• xiaohongshu [none/use name]@hexbear.net
    link
    fedilink
    English
    arrow-up
    14
    ·
    edit-2
    8 hours ago

    The role of the Russian Central Bank is to limit the growth of the Russian economy.

    For the past 4 years (since Covid actually, but even more so after the war in Ukraine in 2022), the Russian government has become deeply involved in driving real sector growth by pouring money into the relevant industries and subsidizing the economy to prevent austerity.

    This has played a crucial role in preventing the economy from falling into a recession after the war in Ukraine especially when private capital has either fled the Russian market or deemed it too risky to invest in. Most of the stabilizing effect of the Russian economy was instead generated by the heavy duty role of direct intervention taken on by the Russian government.

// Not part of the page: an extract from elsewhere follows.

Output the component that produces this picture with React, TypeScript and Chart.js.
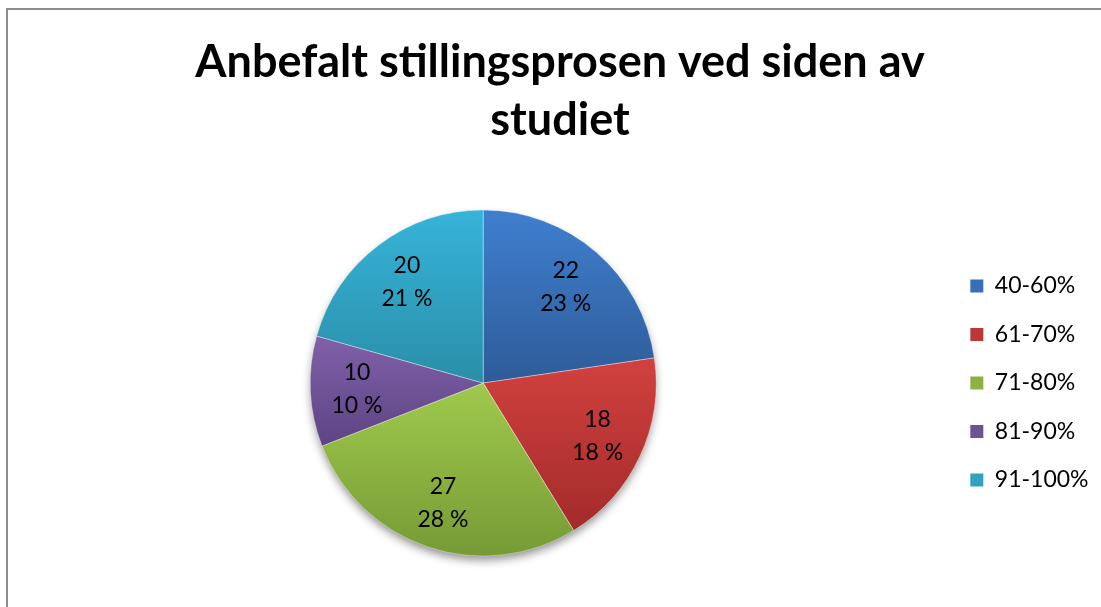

    On the other hand, the Central Bank works for the interests of the financiers (effectively IMF lapdog), who have been running the Russian economy since the fall of the USSR. The heavy involvement of the Russian state in strengthening the real sector of the economy (especially since the war in Ukraine which gave them a special permission to directly intervene) has greatly concerned the Central Bank as it threatened not only the interest of the finance capitalists but also its own key position as the manager of the Russian economy as well.

    Thus, in response to the government subsidizing the economy, the neoliberal Central Bank sharply raised interest rates to make borrowing more expensive in the name of “curbing inflation”, to discourage commercial lending and consumer spending.

    This is not just me saying it. Last summer, the Deputy Chairman of the Central Bank, Alexey Zabotkin, openly stated that “while the Cabinet of Ministers (government) subsidizes the economy with the help of preferential programs, the Central Bank will tighten monetary policy.”

    Having said that, even their weaponized monetary policy of raising key rate did not deter much consumer spending and commercial lending. Russia’s economy continue to grow in spite of such heavy restrictions. However, there is no doubt that a brake has been placed on the trajectory of Russia’s economic growth that could otherwise easily double its currently predicted rate of 3.6% this year.

    Meanwhile, former Deputy Chairman of the Central Bank, Ksenia Yudaeva, is now slated to become the executive director of IMF’s Russian branch, and a mission to restore contact with the IMF (which has been halted since Russia’s invasion of Ukraine in 2022) was about to be carried out last month in September, and nearly succeeded until the European libs threw a tantrum and denied Russia from re-integrating into the Washington-led IMF sphere.

    As Michael Hudson has framed it better than anyone else, it is best to see the current state of geopolitical affairs as a struggle between industrial capital (represented by China) and finance capital (represented by the US). The internal conflict within Russia can also be viewed through this framework, as a struggle between industrial capital (Russian state) and finance capital (the IMF, Central Bank and the financial elites).